After another top-division campaign, with Varzim SC (ended in relegation), Zé António joined Académica de Coimbra and played there from 2003 to 2005, forming an interesting defensive partnership with Tonel – later of Sporting CP – in his first year.

Avoiding relegation with Académica at the end of 2004–05, Zé António took advantage of his expiring contract to sign for Borussia Mönchengladbach in the German Bundesliga, on an initial two-year deal. An undisputed starter throughout the 2005–06 campaign, he opened his scoring account in his fourth league match, heading the winner in a 2–1 home win over MSV Duisburg on 10 September; Borussia suffered relegation in 2007.

In January 2008, having made no appearances in 2007–08 (2. Bundesliga), Zé António moved on loan to Turkey's Vestel Manisaspor for six months. At the end of June, he switched to Spain and signed a two-year contract with La Liga side Racing de Santander.

In early December 2009, after having appeared only in one Copa del Rey match for the Cantabrians, against Real Murcia CF, his spell also including a demotion to the B team and legal action undertaken by the player, Zé António terminated his link. He returned to his country in January 2010, joining U.D. Leiria on a one-and-a-half-year deal.

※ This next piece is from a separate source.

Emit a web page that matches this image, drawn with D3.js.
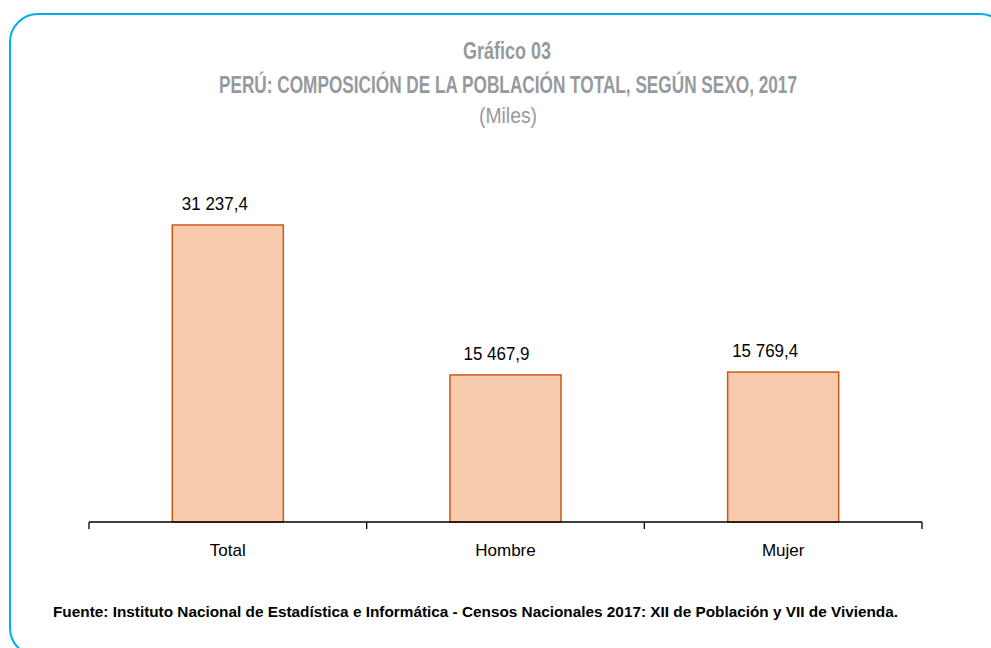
<!DOCTYPE html>
<html><head><meta charset="utf-8">
<script src="https://cdn.jsdelivr.net/npm/d3@7"></script>
<style>body{margin:0;background:#fff;}svg{display:block;}</style>
</head><body>
<script>
const categories = ["Total", "Hombre", "Mujer"];
const values = [31237.4, 15467.9, 15769.4];
const valueLabels = ["31 237,4", "15 467,9", "15 769,4"];
const titleLines = ["Gráfico 03", "PERÚ: COMPOSICIÓN DE LA POBLACIÓN TOTAL, SEGÚN SEXO, 2017", "(Miles)"];
const source = "Fuente: Instituto Nacional de Estadística e Informática - Censos Nacionales 2017: XII de Población y VII de Vivienda.";

const W = 991, H = 648;
const svg = d3.select("body").append("svg").attr("width", W).attr("height", H);

svg.append("rect").attr("x", 10).attr("y", 14).attr("width", 998).attr("height", 642)
  .attr("rx", 28).attr("fill", "none").attr("stroke", "#00aeef").attr("stroke-width", 2);

const narrow = "'Liberation Sans Narrow', 'Arial Narrow', 'Liberation Sans', Arial, sans-serif";
const titleColor = "#959a9e";
svg.append("text").attr("x", 507).attr("y", 59).attr("text-anchor", "middle")
  .attr("font-family", narrow).attr("font-weight", "bold").attr("font-size", 23)
  .attr("fill", titleColor).attr("textLength", 88).attr("lengthAdjust", "spacingAndGlyphs").text(titleLines[0]);
svg.append("text").attr("x", 508).attr("y", 93).attr("text-anchor", "middle")
  .attr("font-family", narrow).attr("font-weight", "bold").attr("font-size", 23)
  .attr("fill", titleColor).attr("textLength", 578).attr("lengthAdjust", "spacingAndGlyphs").text(titleLines[1]);
svg.append("text").attr("x", 508).attr("y", 123).attr("text-anchor", "middle")
  .attr("font-family", narrow).attr("font-size", 22)
  .attr("fill", titleColor).attr("textLength", 58).attr("lengthAdjust", "spacingAndGlyphs").text(titleLines[2]);

const x0 = 89, x1 = 922, yBase = 522;
const x = d3.scaleBand().domain(categories).range([x0, x1]).paddingInner(0.6).paddingOuter(0.3);
const y = d3.scaleLinear().domain([0, 35000]).range([yBase, yBase - 35000 * 297 / 31237.4]);

const data = categories.map((c, i) => ({c, v: values[i], l: valueLabels[i]}));

svg.selectAll("rect.bar").data(data).join("rect").attr("class", "bar")
  .attr("x", d => x(d.c)).attr("y", d => y(d.v))
  .attr("width", x.bandwidth()).attr("height", d => y(0) - y(d.v))
  .attr("fill", "#f8cbad").attr("stroke", "#c8581a").attr("stroke-width", 1.5);

const labelOffsets = [-13, -9, -18];
svg.selectAll("text.val").data(data).join("text").attr("class", "val")
  .attr("x", (d, i) => x(d.c) + x.bandwidth() / 2 + labelOffsets[i]).attr("y", d => y(d.v) - 15)
  .attr("text-anchor", "middle").attr("font-family", narrow).attr("font-size", 18).attr("fill", "#000")
  .attr("textLength", 66).attr("lengthAdjust", "spacingAndGlyphs")
  .text(d => d.l);

// axis
const tickXs = d3.range(categories.length + 1).map(i => x0 + i * (x1 - x0) / categories.length);
svg.append("line").attr("x1", x0).attr("x2", x1).attr("y1", yBase).attr("y2", yBase)
  .attr("stroke", "#000").attr("stroke-width", 1.3);
svg.selectAll("line.tick").data(tickXs).join("line").attr("class", "tick")
  .attr("x1", d => d).attr("x2", d => d).attr("y1", yBase).attr("y2", yBase + 7)
  .attr("stroke", "#000").attr("stroke-width", 1.3);
svg.selectAll("text.cat").data(categories).join("text").attr("class", "cat")
  .attr("x", d => x(d) + x.bandwidth() / 2).attr("y", 556).attr("text-anchor", "middle")
  .attr("font-family", narrow).attr("font-size", 17).attr("fill", "#000").text(d => d);

svg.append("text").attr("x", 53).attr("y", 617)
  .attr("font-family", narrow).attr("font-weight", "bold").attr("font-size", 15).attr("fill", "#000")
  .attr("textLength", 845).attr("lengthAdjust", "spacingAndGlyphs").text(source);
</script>
</body></html>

Zé António only missed one game in the 2010–11 season, as Leiria once again managed to retain their top-division status. In June 2011 the 34-year-old left the club, returning to action after one year out of football with Porto's reserves in the Segunda Liga.

==International career==
Aged 29, Zé António received his first callup for the Portugal national team, being selected by Luiz Felipe Scolari for UEFA Euro 2008 qualifiers against Azerbaijan and Poland. He eventually failed to earn a full cap, but did represent the under-20s at the 1998 Toulon Tournament, scoring in the 1–0 group-stage win over Germany in a third-place finish.